You guys are thinking bottom-up. To predict AI/robotic's impact you have to think from the perspective of market drivers, costs and competition. Companies that compete will do whatever it takes to stay competitive. Manufacturing in particular, is obviously going to transition fastest. Also, in service businesses, there are micro tasks that get automated. These market drivers push automation and AI development. Investors can drive some, but in the end, there has to be a market. So, automation spreads along the paths of least resistance, or greatest return on investment. Automated vehicles, home automation, customer services.

So, there will be points along the curve of the AI's intelligence and robotic dexterity, cost and efficiency, at which you can say, what skills can this do more efficiently than humans, given total cost of ownership (build, train, maintain, power). Obviously, with above-human intelligence AND robots that can do any task a human can, it's game over.

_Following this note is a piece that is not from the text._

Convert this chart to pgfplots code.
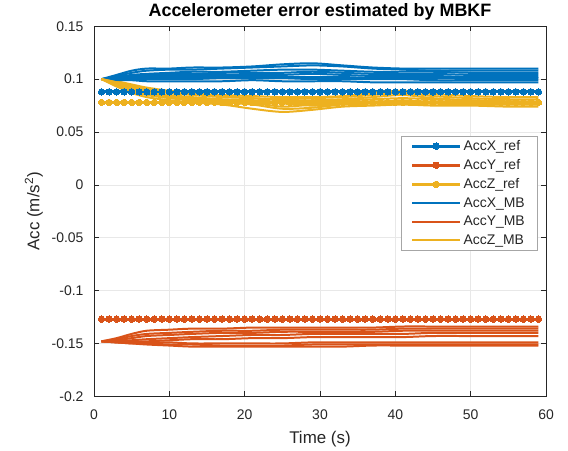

The question is, along that curve there will be increasing disruption, and gradual but accelerating macroeconomic effects. Companies will evolve or die. People will adapt or end up homeless. The homeless will probably be given welfare. Drugs and crime will run rampant. There will be an industry to contain the growing homeless. It will probably involve robotic police. In the end, the upper layer will merge with the AI and the billions of displaced will just be contained. In 100 years they will die off mostly. The AI will build gleaming cities and expand to interstellar space.

That is, if we don't have AI wars. If we do, AI+robotics accelerates outside market forces. The dominant AI will know how to exterminate us ... and it will.